According to Alex Jeanty '11, some students were there well before midnight on Monday.

"Some kids showered and got ready and went over there at 10 p.m.," he said.

Tanu Kumar, a first year trying to enroll in an English class and a government class, said that she decided to sleep over after hearing that a group of students were already lined up for the morning.

"What my roommate said was that [she] wouldn't go normally but the problem is that if some people sleep there, then people think that everyone's sleeping there, and everyone goes."

While waiting for the 7:30 a.m. start of registration, students mostly studied or slept.

"I tried to sleep," Kumar added. "Some people were feverishly rifling through the course book trying to figure out what they wanted to do."

Some students, however, tried to keep the atmosphere more entertaining.

"I brought a board game," said Taylor Vozniak '12. "Me and my friends played 'Risk,' until one my friends stormed away in disgust."

Students who did not spend the night in Moulton but attended Phase II still had an early wake-up call.

Sophomore Ben Johnson said that when he arrived at Moulton at 6:15 a.m., the line had already spiraled into the Maine Lounge, and continued to get longer as he waited.

"I was actually auctioning off my spot and I got some girl up to 75 bucks," he said. "If I had sold my spot, I probably would have felt better about being there."

Students who slept over said that because they were at the beginning of the line, most of them left Phase II just shortly after it began.

"I was out by 7:50," said Kumar. "I went back to my room, and definitely slept through my 11:30 class."

According to Cote, Phase II becomes significantly less chaotic a few hours after it begins.

"It seems to me that somehow a mentality or a culture has developed that makes students believe that they have to be here at the crack of dawn to get the courses they want," she said. "For the vast majority of cases, this simply isn't the case. Once students walked in the door, most were amazed how quickly we were able to get them out of the door."

Of the 600 to 700 hundred students that register for classes during Phase II, Cote said that more than two hundred of those students were in line on Monday morning.

"We moved 215 students through in the first hour and a half on Tuesday morning. That's when we reached the end of the line," she said. "By the time we reached the last 20 or 30 students, I was talking with students who said they had arrived around 8:30 [a.m.]. At the beginning of the line, of course, were those that spent the night and then those who arrived at 5:00 a.m. and after."

Students had different impressions of their night-long vigil.
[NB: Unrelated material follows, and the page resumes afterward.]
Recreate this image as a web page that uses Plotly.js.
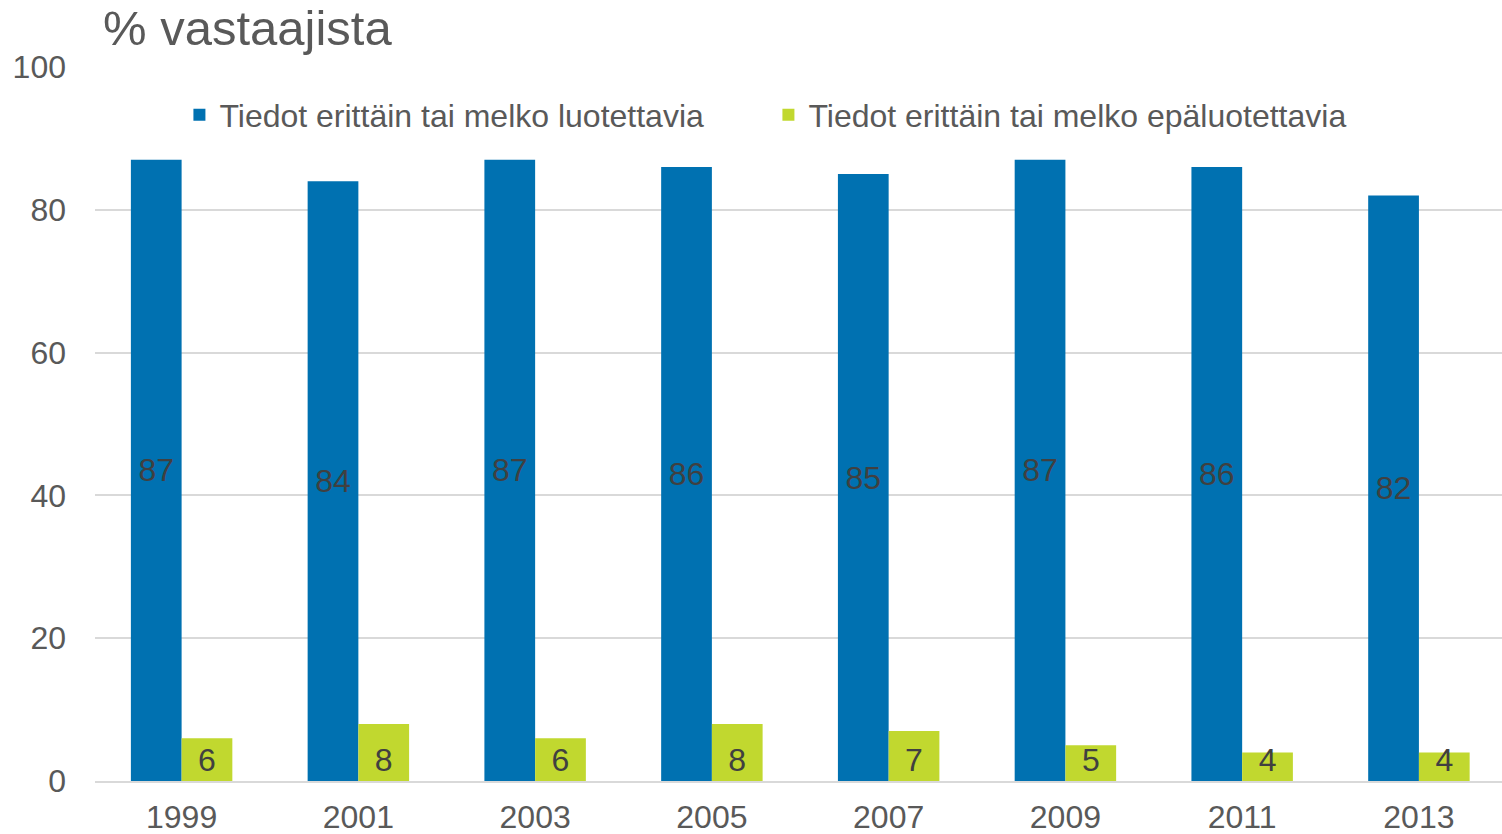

According to Jeanty, the experience of sleeping over was not as fun or amusing as it might sound.

"I would compare it to a night writing a paper you're clueless about?you just sit there wondering what's your next move," he said.

Vozniak said that while some parts of the night were enjoyable, other parts were not.

"When we were camped out there it was more of a fun atmosphere," he said. "When people start arriving at 6:30 or 7 and you start to see the line grow, there's more of a stressed-out atmosphere and people are more discontent."

However, Vozniak, who was about 15th in line, said it was ultimately unnecessary to spend the night.

"If I'd gotten up at 6:30 and gone then instead, it would have been the same result," he said.

While students admit that they went to extreme measures, for some, one sleepless night seemed a better option than being locked out of courses.

"It's embarrassing that I slept in Moulton Union to get the classes I want, but if I pay the tuition to go here I don't want to take classes that I don't necessarily want to take just because they're leftover," said Kumar.